Thanks, Marissa! Glad it resonated! I might be picking your brain at some point in the future as my kids get older. 😉
Thank you for this article, Joy. I’ve been through many seasons of teaching and parenting since I’ve taught through all 4 of my kids being born/being young/growing up. What I’ve realized is that I have to assess where we are as a family each season and tailor my lesson schedule to what works best for my family. Several years ago, I cut my yearly lesson schedule from 32 lessons a year to 25 lessons during the school year. Teaching just 10 weeks in the fall and 15 weeks in the winter/spring isn’t “a lot” – but it also makes the piano schedule SO much more doable for my family. I know that I have enough “flex weeks” so that I can cancel a week if kids are sick and not worry about still being present for the 25 lessons I committed too. Monthly tuition has been so good for my studio as well. My kids are now 14, 12, 8 and 6 – and I’m proud to say that I’ve taken time to prioritize my family as well as blending my goal to continue cultivating and teaching a studio. When my oldest were little, teaching right after school worked well! Now, I want time during the weeknights to be with my kids after school, so as of next year, I will limit my teaching to only one weeknight a week as well as daytime lessons for homeschoolers and online lessons. My studio hovers around 25-30 students, which is just right for me. I take most of the summer completely off, except for my scheduled “Reading and Writing Book Club” meetings. Work hard and play hard is my motto!

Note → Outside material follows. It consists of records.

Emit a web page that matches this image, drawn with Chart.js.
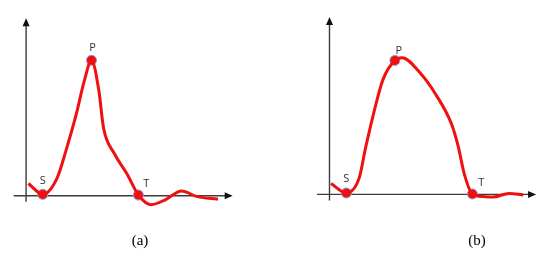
<!DOCTYPE html>
<html>
<head>
<meta charset="utf-8">
<script src="https://cdn.jsdelivr.net/npm/chart.js@4.4.1/dist/chart.umd.min.js"></script>
<style>
body{margin:0;background:#fff}
#wrap{position:relative;width:550px;height:256px;overflow:hidden}
canvas{position:absolute;top:0}
#chartA{left:0}
#chartB{left:275px}
.cap{position:absolute;top:232px;font:15px/17px "Liberation Serif","DejaVu Serif",serif;color:#000;transform:translateX(-50%)}
</style>
</head>
<body>

<div id="wrap">
<canvas id="chartA" width="275" height="256"></canvas>
<canvas id="chartB" width="275" height="256"></canvas>
<div class="cap" style="left:140px">(a)</div>
<div class="cap" style="left:477px">(b)</div>
</div>

<script>

// panel (a) curve, time units / relative amplitude
const curveAX=[0.12,0.87,1.62,2.12,2.62,3.03,3.42,3.8,4.05,4.62,5.28,5.87,6.53,7.28,8.12,8.95,10.03]
const curveAY=[0.09,0.01,0.13,0.35,0.60,0.84,1.00,0.78,0.50,0.31,0.16,0.005,-0.066,-0.03,0.035,-0.007,-0.026]

// panel (b) curve
const curveBX=[0.08,0.88,1.55,1.88,2.38,2.8,3.42,3.8,4.72,5.55,6.38,6.72,7.05,7.47,8.05,8.55,9.38,10.13]
const curveBY=[0.08,0.01,0.12,0.34,0.64,0.85,0.99,1.01,0.90,0.74,0.52,0.36,0.15,0.003,-0.016,-0.02,0.007,-0.004]

// marked points S, P, T
const markNames=["S","P","T"]
const markAX=[0.87,3.42,5.87]
const markAY=[0.01,1.00,0.005]
const markBX=[0.88,3.42,7.47]
const markBY=[0.01,0.99,0.003]

// axis extents (data units)
const axisXFrom=-0.65
const axisXTo=10.8
const axisYFrom=-0.045
const axisYTo=1.31

const RED="#f01010"

function pts(xs,ys){
return xs.map((x,i)=>({x:x,y:ys[i]}))
}

const axesPlugin={
id:"axes",
beforeDatasetsDraw(chart){

const ctx=chart.ctx
const x=chart.scales.x
const y=chart.scales.y

const x0=x.getPixelForValue(0)
const y0=y.getPixelForValue(0)
const xl=x.getPixelForValue(axisXFrom)
const xr=x.getPixelForValue(axisXTo)
const yb=y.getPixelForValue(axisYFrom)
const yt=y.getPixelForValue(axisYTo)

ctx.save()
ctx.strokeStyle="#3c3c3c"
ctx.fillStyle="#111"
ctx.lineWidth=1.4

ctx.beginPath()
ctx.moveTo(xl,y0)
ctx.lineTo(xr-6,y0)
ctx.moveTo(x0,yb)
ctx.lineTo(x0,yt+6)
ctx.stroke()

ctx.beginPath()
ctx.moveTo(xr,y0)
ctx.lineTo(xr-8,y0-3.5)
ctx.lineTo(xr-8,y0+3.5)
ctx.closePath()
ctx.fill()

ctx.beginPath()
ctx.moveTo(x0,yt)
ctx.lineTo(x0-3.5,yt+8)
ctx.lineTo(x0+3.5,yt+8)
ctx.closePath()
ctx.fill()

ctx.restore()

}
}

const labelPlugin={
id:"pointLabels",
afterDatasetsDraw(chart,args,opts){

const ctx=chart.ctx
const meta=chart.getDatasetMeta(1)

ctx.save()
ctx.font="11px 'Open Sans', sans-serif"
ctx.fillStyle="#333"
ctx.textAlign="center"
ctx.textBaseline="middle"

meta.data.forEach((el,i)=>{
const off=opts.offsets[i]
ctx.fillText(markNames[i],el.x+off[0],el.y+off[1])
})

ctx.restore()

}
}

function makePanel(id,cx,cy,mx,my,range,offsets){

return new Chart(document.getElementById(id),{
type:"scatter",
data:{
datasets:[{
data:pts(cx,cy),
showLine:true,
borderColor:RED,
borderWidth:3,
pointRadius:0,
cubicInterpolationMode:"monotone"
},{
data:pts(mx,my),
showLine:false,
pointRadius:5,
backgroundColor:RED,
borderColor:"#8d9bd2",
borderWidth:1
}]
},
options:{
responsive:false,
animation:false,
events:[],
layout:{padding:0},
scales:{
x:{type:"linear",display:false,min:range[0],max:range[1]},
y:{type:"linear",display:false,min:range[2],max:range[3]}
},
plugins:{
legend:{display:false},
tooltip:{enabled:false},
pointLabels:{offsets:offsets}
}
},
plugins:[axesPlugin,labelPlugin]
})

}

makePanel("chartA",curveAX,curveAY,markAX,markAY,
[-1.05,12.7,-0.401,1.401],
[[0,-13],[1,-12],[8,-11]])

makePanel("chartB",curveBX,curveBY,markBX,markBY,
[-2.535,11.215,-0.411,1.392],
[[0,-14],[4,-10],[9,-11]])

</script>
</body>
</html>
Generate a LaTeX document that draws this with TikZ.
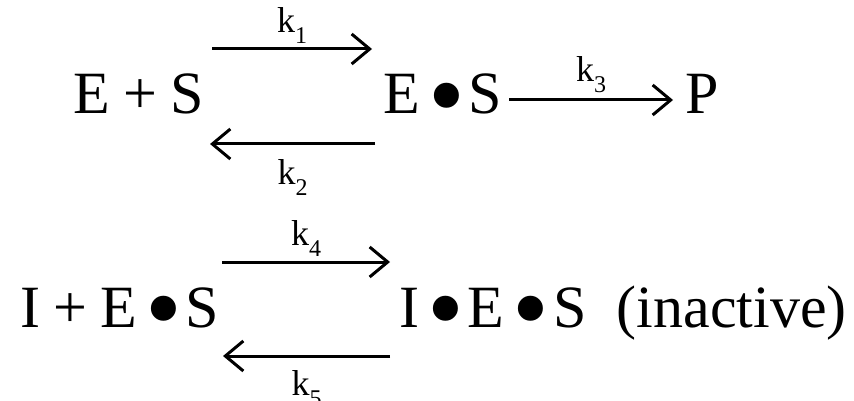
\documentclass[tikz,border=0pt]{standalone}
\usepackage{fontspec}
\setmainfont{Liberation Serif}
\usetikzlibrary{arrows.meta}
\newcommand{\pl}{\hspace{0.22em}+\hspace{0.22em}}
\newcommand{\bul}{\hspace{0.14em}\raisebox{-0.27em}{\scalebox{1.75}{\textbullet}}\hspace{0.06em}}
\newcommand{\rate}[1]{k\raisebox{-0.3em}{\fontsize{24}{24}\selectfont #1}}

\begin{document}
\begin{tikzpicture}[x=1pt,y=-1pt,>={Straight Barb[length=18pt,width=30pt]},
  species/.style={anchor=base west,inner sep=0pt,font=\fontsize{60}{72}\selectfont},
  rxn/.style={->,line width=3pt},
  rate/.style={inner sep=0pt,font=\fontsize{36}{40}\selectfont}]
  \useasboundingbox (0,0) rectangle (854,401);
  % binding of substrate, then product
  \node[species] (es) at (73,114) {E\pl S};
  \node[species] (cplx) at (383,114) {E\bul S};
  \node[species] (prod) at (685,114) {P};
  \coordinate (k1a) at (212,49);  \coordinate (k1b) at (372,49);
  \coordinate (k2a) at (375,144); \coordinate (k2b) at (210,144);
  \coordinate (k3a) at (509,100); \coordinate (k3b) at (673,100);
  \draw[rxn] (k1a) -- node[rate,above=4pt] {\rate{1}} (k1b);
  \draw[rxn] (k2a) -- node[rate,below=14pt] {\rate{2}} (k2b);
  \draw[rxn] (k3a) -- node[rate,above=6pt] {\rate{3}} (k3b);
  % inhibitor on the complex
  \node[species] (ies) at (20,327) {I\pl E\bul S};
  \node[species] (iescplx) at (399,327) {I\bul E\bul S\ \ (inactive)};
  \coordinate (k4a) at (222,262); \coordinate (k4b) at (390,262);
  \coordinate (k5a) at (390,356); \coordinate (k5b) at (223,356);
  \draw[rxn] (k4a) -- node[rate,above=4pt] {\rate{4}} (k4b);
  \draw[rxn] (k5a) -- node[rate,below=13pt] {\rate{5}} (k5b);
\end{tikzpicture}
\end{document}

Thanks so much for sharing your experience, Sarah! It’s great to hear what’s worked for you over the years!! I appreciate hearing all the specifics. 🙂
Just a note to say I stopped using Paypal after they kept my money for a week with some bogus irrational reason. Seems I did find they were in a big spending need so perhaps keeping people’s money padded their bank accounts…I don’t know but I am done with that creepy game.
Sorry to hear about the trouble with PayPal, Patricia! I know in other countries, making payments to others is an easy matter from bank to bank. I really wish the banks here in the U.S. would get with the program and do something similar so that we don’t have to depend on companies like as PayPal and others!
As always, I really enjoyed your article, Joy. You are always chock-full of great ideas. ? Thank you!
I’ve had problems with PayPal too. I personally love Zelle, and all my clients pay me that way. I believe that would be considered a bank to bank arrangement, yes?
Thanks, Laurie! Glad you enjoyed it!
Yes, I would consider Zelle a bank-to-bank arrangement. I think it’s a great option, and hooray for no fees! Unfortunately, my bank does not yet offer Zelle for business accounts; only for personal use. 🙁 So, it depends on which bank you use.
The other consideration is that while you can send and request payments with Zelle, I don’t believe you can set up auto-payments. But if auto-payments aren’t something you need, I think Zelle is an awesome option! Thanks for mentioning it, Laurie!